Tip 2: Use Multi-Collateral Positions Strategically
Don’t put all your collateral in one asset. A $500,000 position split between ETH ($300,000) and USDC ($200,000) gives you flexibility. If ETH crashes 15%, you can use the stablecoin reserves to repay part of the borrow before liquidation risk materializes. Borrowers with single-asset collateral face liquidation in 18% price declines. Diversified collateral survives 22-26% declines depending on the mix. That extra buffer is worth 2-4% in interest rate costs.
Tip 3: Don’t Use Variable Rates on Large Positions
Aave offers variable and stable rate borrowing. Variable rates average 1.2-1.8% lower than stable rates. Tempting. But a $2 million variable-rate borrow at 5.2% can spike to 11.3% during volatile markets, adding $121,000 in annual costs. Stable rates were 7.1% last year. The extra 1.9% ($38,000) seems expensive until you realize variable volatility could cost 3x that. Lock in stable rates on 60% of large borrows, use variable for the remainder. That’s math, not emotion.
Tip 4: Harvest Governance Tokens During Oversupply
Protocols distribute governance tokens to lenders and borrowers to bootstrap liquidity. These tokens trade on secondary markets. Aave distributed $2.8 billion in AAVE tokens over five years to users. That looks generous until you realize most of that happened during times when AAVE was worth $180-$240. Recent distributions are happening at $1,300+. The reward rate on Aave is 0.65% APY in AAVE tokens currently. That’s an extra $3,250 annually on a $500,000 position. But you have to sell the tokens or you’re doubling down on protocol risk.
FAQ
What Happens to My Deposit If the Protocol Gets Hacked?
You lose everything. Smart contract insurance exists (Nexus Mutual, Cover Protocol) but it’s expensive—typically 2-3% annually for $1 million coverage. The Aave protocol itself is insured by Aave’s Safety Module, which holds $560 million in emergency funds. If a hack occurs, that fund covers losses up to its balance. But that’s not guaranteed coverage. It’s a backstop, not insurance. If you’re lending $10 million and a $2 billion hack happens, you’re getting 28% recovery from the Safety Module and losing 72%. Smaller hacks get recovered faster. The protocol maintains separate insurance pools by risk level, so stablecoin deposits are more protected than volatile token deposits.
How Do Liquidations Actually Work in Real-Time?
Let’s say you borrow $100,000 in stablecoins with $350,000 in ETH as collateral (350% ratio). Your liquidation threshold is 150%. If ETH drops from $2,600 to $2,187 (16% decline), your collateral is now worth $293,000, putting you below the 150% threshold. A liquidator bot spots this, repays your $100,000 debt, and claims $103,000 worth of your ETH (applying a 3% liquidation fee). You keep the remaining $190,000 in ETH. You’ve lost $13,000 in six hours. The liquidator made $3,000 by operating faster than humans could react. Liquidations happen continuously, especially during market moves. In November 2024, liquidations peaked at 28,400 per month because volatility was high.
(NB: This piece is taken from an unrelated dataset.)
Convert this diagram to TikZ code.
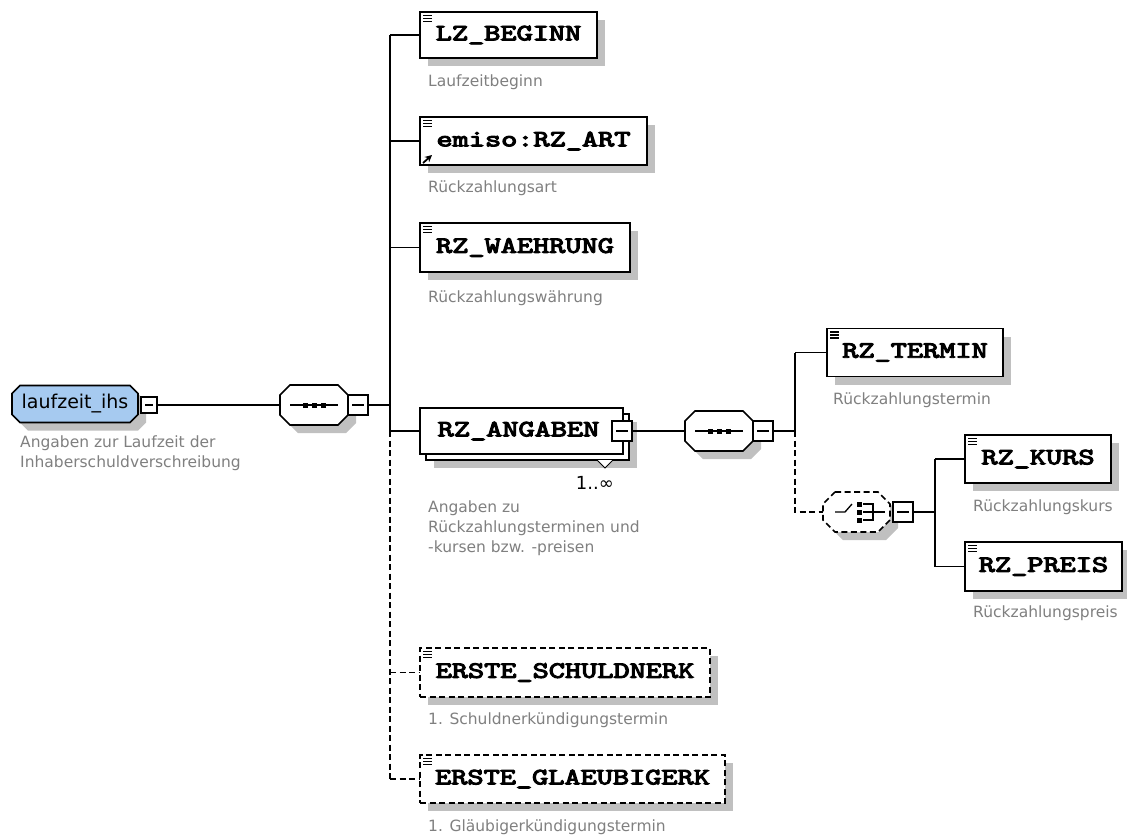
\documentclass[tikz,border=0pt]{standalone}
\usepackage{fontspec}
\usepackage{graphicx}
\usetikzlibrary{arrows.meta}
\newfontfamily\descfont{DejaVu Sans}
\newfontfamily\elfont[FakeBold=4]{lmmono10-regular.otf}
\definecolor{desccol}{RGB}{128,128,128}
\definecolor{shadcol}{RGB}{192,192,192}
\definecolor{rootblue}{RGB}{166,202,240}
\newcommand\enamefont{\fontsize{23.5}{23.5}\selectfont\elfont}
\newcommand\ename[1]{\scalebox{1.31}[1]{#1}}
\newcommand\elicon[1]{%
  \foreach \dy in {3.5,6.5,9.5}{\draw[line width=1.1pt] ([shift={(3,\dy)}]#1.north west) -- ++(9,0);}}
% octagon path: cx, cy, half width, half height, chamfer
\newcommand\octpath[5]{(#1-#3+#5,#2-#4) -- (#1+#3-#5,#2-#4) -- (#1+#3,#2-#4+#5) -- (#1+#3,#2+#4-#5) -- (#1+#3-#5,#2+#4) -- (#1-#3+#5,#2+#4) -- (#1-#3,#2+#4-#5) -- (#1-#3,#2-#4+#5) -- cycle}
\tikzset{
  ln/.style={line width=1.6pt},
  dsh/.style={line width=1.6pt, dash pattern=on 6pt off 3.5pt},
  elem/.style={draw, line width=1.6pt, fill=white, rectangle, inner sep=0pt, outer sep=0pt, font=\enamefont},
  descr/.style={anchor=west, inner sep=0pt, text=desccol, font=\descfont\fontsize{15.5}{20}\selectfont, align=left},
  minus/.style={draw, line width=1.3pt, fill=white, rectangle, minimum size=20pt, inner sep=0pt, outer sep=0pt,
     path picture={\draw[line width=1.3pt] ([xshift=4pt]path picture bounding box.west) -- ([xshift=-4pt]path picture bounding box.east);}},
  anchorbox/.style={rectangle, inner sep=0pt, outer sep=0pt},
}
\begin{document}
\begin{tikzpicture}[x=1pt,y=-1pt]
\useasboundingbox (0,0) rectangle (1127,839);
\fill[white] (0,0) rectangle (1127,839);

% ---------- shadows of boxes
\foreach \cx/\cy/\w/\h in {508.5/35/177/46, 533.5/141/227/48, 525/247.5/210/49, 527.5/437/203/46,
   565/672.5/290/49, 572.5/779/305/48, 915/352.5/176/48, 1038/459/146/48, 1043.5/566.5/157/49}{
  \fill[shadcol] (\cx-\w/2+8,\cy-\h/2+8) rectangle (\cx+\w/2+8,\cy+\h/2+8);
}
\fill[shadcol] \octpath{83}{412}{63}{18.5}{8};
\fill[shadcol] \octpath{322}{413}{34}{20}{10};
\fill[shadcol] \octpath{727}{439}{34}{20}{10};
\fill[shadcol] \octpath{864.5}{520}{33.5}{20}{12};

% ---------- root
\filldraw[ln, fill=rootblue] \octpath{75}{404}{63}{18.5}{8};
\node[anchorbox, minimum width=126pt, minimum height=37pt, font=\descfont\fontsize{19}{19}\selectfont] (root) at (75,404) {laufzeit\_ihs};
\node[minus, minimum size=16pt] (rootm) at (149,405) {};
\node[descr] (rootd) at (20,453) {Angaben zur Laufzeit der\\Inhaberschuldverschreibung};

% ---------- sequence 1
\filldraw[ln, fill=white] \octpath{314}{405}{34}{20}{10};
\node[anchorbox, minimum width=68pt, minimum height=40pt] (s1) at (314,405) {};
\node[minus] (s1m) at (358,405) {};

% trunk coordinates
\coordinate (tA) at (390,35);
\coordinate (tB) at (390,405);
\coordinate (tC) at (390,431);
\coordinate (tD) at (390,672.5);
\coordinate (tE) at (390,779);

% ---------- elements of sequence 1
\node[elem, minimum width=177pt, minimum height=46pt] (lz) at (508.5,35) {\ename{LZ\_BEGINN}};
\node[descr] (lzd) at (428,82) {Laufzeitbeginn};
\node[elem, minimum width=227pt, minimum height=48pt] (art) at (533.5,141) {\ename{emiso:RZ\_ART}};
\node[descr] (artd) at (428,188) {Rückzahlungsart};
\node[elem, minimum width=210pt, minimum height=49pt] (wae) at (525,247.5) {\ename{RZ\_WAEHRUNG}};
\node[descr] (waed) at (428,298) {Rückzahlungswährung};

\node[elem, minimum width=203pt, minimum height=46pt] (angB) at (527.5,437) {};
\node[elem, minimum width=203pt, minimum height=46pt] (ang) at (521.5,431) {\ename{RZ\_ANGABEN}\hspace*{6pt}};
\node[minus] (angm) at (622,431) {};
\draw[line width=1pt, fill=white] (597,460) -- (605,468) -- (613,460);
\node[anchor=east, inner sep=0pt, font=\descfont\fontsize{18}{18}\selectfont] (angmul) at (614,483) {1..∞};
\node[descr] (angd) at (428,528) {Angaben zu\\Rückzahlungsterminen und\\-kursen bzw. -preisen};

\node[elem, dsh, minimum width=290pt, minimum height=49pt] (sch) at (565,672.5) {\ename{ERSTE\_SCHULDNERK}};
\node[descr] (schd) at (428,720) {1. Schuldnerkündigungstermin};
\node[elem, dsh, minimum width=305pt, minimum height=48pt] (gla) at (572.5,779) {\ename{ERSTE\_GLAEUBIGERK}};
\node[descr] (glad) at (428,827) {1. Gläubigerkündigungstermin};

% ---------- sequence 2
\filldraw[ln, fill=white] \octpath{719}{431}{34}{20}{10};
\node[anchorbox, minimum width=68pt, minimum height=40pt] (s2) at (719,431) {};
\node[minus] (s2m) at (763,431) {};
\coordinate (vA) at (795,352.5);
\coordinate (vB) at (795,431);
\coordinate (vC) at (795,512);
\node[elem, minimum width=176pt, minimum height=48pt] (ter) at (915,352.5) {\ename{RZ\_TERMIN}};
\node[descr] (terd) at (833,400) {Rückzahlungstermin};

% ---------- choice
\filldraw[dsh, fill=white] \octpath{856.5}{512}{33.5}{20}{12};
\node[anchorbox, minimum width=67pt, minimum height=40pt] (ch) at (856.5,512) {};
\node[minus] (chm) at (903,512) {};
\coordinate (wA) at (935,459);
\coordinate (wB) at (935,512);
\coordinate (wC) at (935,566.5);
\node[elem, minimum width=146pt, minimum height=48pt] (kur) at (1038,459) {\ename{RZ\_KURS}};
\node[descr] (kurd) at (973,507) {Rückzahlungskurs};
\node[elem, minimum width=157pt, minimum height=49pt] (pre) at (1043.5,566.5) {\ename{RZ\_PREIS}};
\node[descr] (pred) at (973,613) {Rückzahlungspreis};

% ---------- connectors
\draw[ln] (rootm.east) -- (s1.west);
\draw[ln] (s1m.east) -- (tB);
\draw[ln] (tA) -- (tC);
\draw[dsh] (tC) -- (tE);
\draw[ln] (tA) -- (lz.west);
\draw[ln] (tA |- art.west) -- (art.west);
\draw[ln] (tA |- wae.west) -- (wae.west);
\draw[ln] (tC) -- (ang.west);
\draw[dsh] (tD) -- (sch.west);
\draw[dsh] (tE) -- (gla.west);
\draw[ln] (angm.east) -- (s2.west);
\draw[ln] (s2m.east) -- (vB);
\draw[ln] (vA) -- (vB);
\draw[dsh] (vB) -- (vC) -- (ch.west);
\draw[ln] (vA) -- (ter.west);
\draw[ln] (chm.east) -- (wB);
\draw[ln] (wA) -- (wC);
\draw[ln] (wA) -- (kur.west);
\draw[ln] (wC) -- (pre.west);

% ---------- compositor symbols
\foreach \s in {s1,s2}{
  \draw[line width=1.3pt] ([xshift=-24pt]\s.center) -- ([xshift=24pt]\s.center);
  \foreach \dx in {-9,0,9}{\fill ([shift={(\dx-2.5,-2.5)}]\s.center) rectangle ++(5,5);}
}
\draw[line width=1.3pt] ([xshift=-21.5pt]ch.center) -- ([xshift=-11.5pt]ch.center) -- ([shift={(-4.5,-8)}]ch.center);
\foreach \dy in {-8,0,8}{\fill ([shift={(0.5,\dy-2.5)}]ch.center) rectangle ++(5,5);}
\draw[line width=1.3pt] ([shift={(6.5,-8)}]ch.center) -- ([shift={(16.5,-8)}]ch.center) -- ([shift={(16.5,8)}]ch.center) -- ([shift={(6.5,8)}]ch.center);
\draw[line width=1.3pt] ([shift={(6.5,0)}]ch.center) -- ([shift={(28.5,0)}]ch.center);

% ---------- icons
\foreach \e in {lz,art,wae,ter,kur,pre,sch,gla}{\elicon{\e}}
\draw[line width=1.8pt, -{Stealth[length=7pt,width=7pt]}] ([shift={(3,-2)}]art.south west) -- ([shift={(12,-10)}]art.south west);
\end{tikzpicture}
\end{document}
What’s the Tax Implication of DeFi Lending Interest?
This varies by jurisdiction, but most tax authorities treat lending interest as ordinary income taxable in the year earned, not when withdrawn. A $500,000 USDC deposit earning 4.8% generates $24,000 in taxable income immediately—whether you withdraw it or not. The governance tokens you receive are taxed as ordinary income at fair market value on the date received. If you receive 10 AAVE tokens worth $1,300 each, that’s $13,000 in taxable income. Liquidations trigger capital gains tax on the loss (short-term if held less than a year, long-term otherwise). Most DeFi users underestimate their tax liability. A $500,000 position earning 5% with governance token distributions can trigger $30,000-$40,000 in annual taxes even if you don’t withdraw anything.
Can I Borrow Stablecoins and Farm Them Elsewhere for Arbitrage?
Technically yes, and some users do. Borrow $100,000 USDC at 5.8% from Aave, then deposit it on Compound earning 6.2%. You pocket 0.4%, minus gas fees ($12-$45). But you’re now double-leveraged on smart contract risk, and the 0.4% doesn’t compensate you for holding the risk across two protocols. If Compound gets exploited, your 0.4% spread disappears and you’re left holding liquidation losses on your Aave position. The spread between different protocols ranges from 0.1% to 0.8% depending on market conditions. After gas fees and slippage, you’re capturing 0.0-0.3%. Not worth the risk for most users. Professional market makers do this at scale where the spreads move 10-50 basis points, but retail users are unlikely to beat the risk-adjusted return.
Bottom Line
DeFi lending generates real returns—4-6% on stablecoins, 3-4% on major tokens—but it’s not passive. You’re managing collateral ratios, monitoring liquidation prices, and timing rate cycles. Start with $10,000-$25,000 on Aave or Compound to learn the mechanics before deploying serious capital. Use stable rates on 60% of borrows. Keep liquidation buffer above 200% collateral ratio. Harvest governance tokens but don’t count them as guaranteed income. The 12,400 monthly liquidations prove people get the leverage calculation wrong regularly.